**TO DO:** Write out the listing below exactly, and omit any images you find in it.

======== DATASET SECTION ========

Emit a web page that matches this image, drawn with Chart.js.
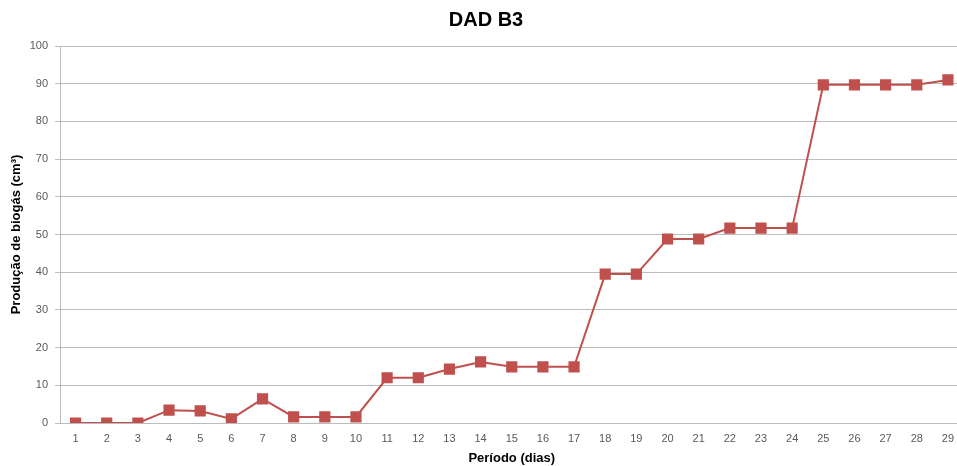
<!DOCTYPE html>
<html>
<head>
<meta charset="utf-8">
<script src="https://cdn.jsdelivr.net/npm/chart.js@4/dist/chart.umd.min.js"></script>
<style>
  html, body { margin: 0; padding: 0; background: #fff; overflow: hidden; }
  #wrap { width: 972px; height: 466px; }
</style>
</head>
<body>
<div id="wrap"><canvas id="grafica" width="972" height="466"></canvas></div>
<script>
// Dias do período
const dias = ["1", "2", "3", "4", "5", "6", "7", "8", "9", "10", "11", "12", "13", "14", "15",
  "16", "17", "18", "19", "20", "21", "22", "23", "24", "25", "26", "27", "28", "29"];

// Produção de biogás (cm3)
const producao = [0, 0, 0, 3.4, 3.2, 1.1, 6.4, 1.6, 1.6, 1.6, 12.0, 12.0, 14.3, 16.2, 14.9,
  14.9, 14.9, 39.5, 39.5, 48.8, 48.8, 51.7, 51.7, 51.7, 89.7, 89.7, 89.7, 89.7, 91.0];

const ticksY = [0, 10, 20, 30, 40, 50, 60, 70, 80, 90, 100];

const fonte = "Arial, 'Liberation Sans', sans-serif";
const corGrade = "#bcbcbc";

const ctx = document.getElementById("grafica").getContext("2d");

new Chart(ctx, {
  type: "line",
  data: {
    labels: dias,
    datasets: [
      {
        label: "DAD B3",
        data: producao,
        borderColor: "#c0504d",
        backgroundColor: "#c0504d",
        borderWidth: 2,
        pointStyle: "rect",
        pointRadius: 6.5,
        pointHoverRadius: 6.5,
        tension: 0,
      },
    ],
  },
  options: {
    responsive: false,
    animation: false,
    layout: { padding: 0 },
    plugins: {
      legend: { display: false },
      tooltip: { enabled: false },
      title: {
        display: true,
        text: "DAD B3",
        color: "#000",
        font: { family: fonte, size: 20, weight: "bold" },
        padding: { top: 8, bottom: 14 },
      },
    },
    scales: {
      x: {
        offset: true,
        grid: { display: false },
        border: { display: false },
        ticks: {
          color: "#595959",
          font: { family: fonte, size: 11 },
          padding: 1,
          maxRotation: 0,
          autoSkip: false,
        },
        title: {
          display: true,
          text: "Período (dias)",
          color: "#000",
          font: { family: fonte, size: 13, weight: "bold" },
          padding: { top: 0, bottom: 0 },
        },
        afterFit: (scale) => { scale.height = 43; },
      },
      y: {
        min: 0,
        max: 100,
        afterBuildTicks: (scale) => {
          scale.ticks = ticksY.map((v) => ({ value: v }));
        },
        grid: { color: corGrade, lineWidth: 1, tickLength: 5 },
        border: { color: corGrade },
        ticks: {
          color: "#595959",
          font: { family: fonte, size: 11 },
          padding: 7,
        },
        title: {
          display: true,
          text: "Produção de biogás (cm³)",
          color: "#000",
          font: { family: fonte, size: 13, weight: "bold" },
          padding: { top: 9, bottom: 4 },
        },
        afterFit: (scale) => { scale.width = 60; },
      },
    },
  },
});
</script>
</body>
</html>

========

**THE REPLY:**
Emit a web page that matches this image, drawn with Chart.js.
<!DOCTYPE html>
<html>
<head>
<meta charset="utf-8">
<script src="https://cdn.jsdelivr.net/npm/chart.js@4/dist/chart.umd.min.js"></script>
<style>
  html, body { margin: 0; padding: 0; background: #fff; overflow: hidden; }
  #wrap { width: 972px; height: 466px; }
</style>
</head>
<body>
<div id="wrap"><canvas id="grafica" width="972" height="466"></canvas></div>
<script>
// Dias do período
const dias = ["1", "2", "3", "4", "5", "6", "7", "8", "9", "10", "11", "12", "13", "14", "15",
  "16", "17", "18", "19", "20", "21", "22", "23", "24", "25", "26", "27", "28", "29"];

// Produção de biogás (cm3)
const producao = [0, 0, 0, 3.4, 3.2, 1.1, 6.4, 1.6, 1.6, 1.6, 12.0, 12.0, 14.3, 16.2, 14.9,
  14.9, 14.9, 39.5, 39.5, 48.8, 48.8, 51.7, 51.7, 51.7, 89.7, 89.7, 89.7, 89.7, 91.0];

const ticksY = [0, 10, 20, 30, 40, 50, 60, 70, 80, 90, 100];

const fonte = "Arial, 'Liberation Sans', sans-serif";
const corGrade = "#bcbcbc";

const ctx = document.getElementById("grafica").getContext("2d");

new Chart(ctx, {
  type: "line",
  data: {
    labels: dias,
    datasets: [
      {
        label: "DAD B3",
        data: producao,
        borderColor: "#c0504d",
        backgroundColor: "#c0504d",
        borderWidth: 2,
        pointStyle: "rect",
        pointRadius: 6.5,
        pointHoverRadius: 6.5,
        tension: 0,
      },
    ],
  },
  options: {
    responsive: false,
    animation: false,
    layout: { padding: 0 },
    plugins: {
      legend: { display: false },
      tooltip: { enabled: false },
      title: {
        display: true,
        text: "DAD B3",
        color: "#000",
        font: { family: fonte, size: 20, weight: "bold" },
        padding: { top: 8, bottom: 14 },
      },
    },
    scales: {
      x: {
        offset: true,
        grid: { display: false },
        border: { display: false },
        ticks: {
          color: "#595959",
          font: { family: fonte, size: 11 },
          padding: 1,
          maxRotation: 0,
          autoSkip: false,
        },
        title: {
          display: true,
          text: "Período (dias)",
          color: "#000",
          font: { family: fonte, size: 13, weight: "bold" },
          padding: { top: 0, bottom: 0 },
        },
        afterFit: (scale) => { scale.height = 43; },
      },
      y: {
        min: 0,
        max: 100,
        afterBuildTicks: (scale) => {
          scale.ticks = ticksY.map((v) => ({ value: v }));
        },
        grid: { color: corGrade, lineWidth: 1, tickLength: 5 },
        border: { color: corGrade },
        ticks: {
          color: "#595959",
          font: { family: fonte, size: 11 },
          padding: 7,
        },
        title: {
          display: true,
          text: "Produção de biogás (cm³)",
          color: "#000",
          font: { family: fonte, size: 13, weight: "bold" },
          padding: { top: 9, bottom: 4 },
        },
        afterFit: (scale) => { scale.width = 60; },
      },
    },
  },
});
</script>
</body>
</html>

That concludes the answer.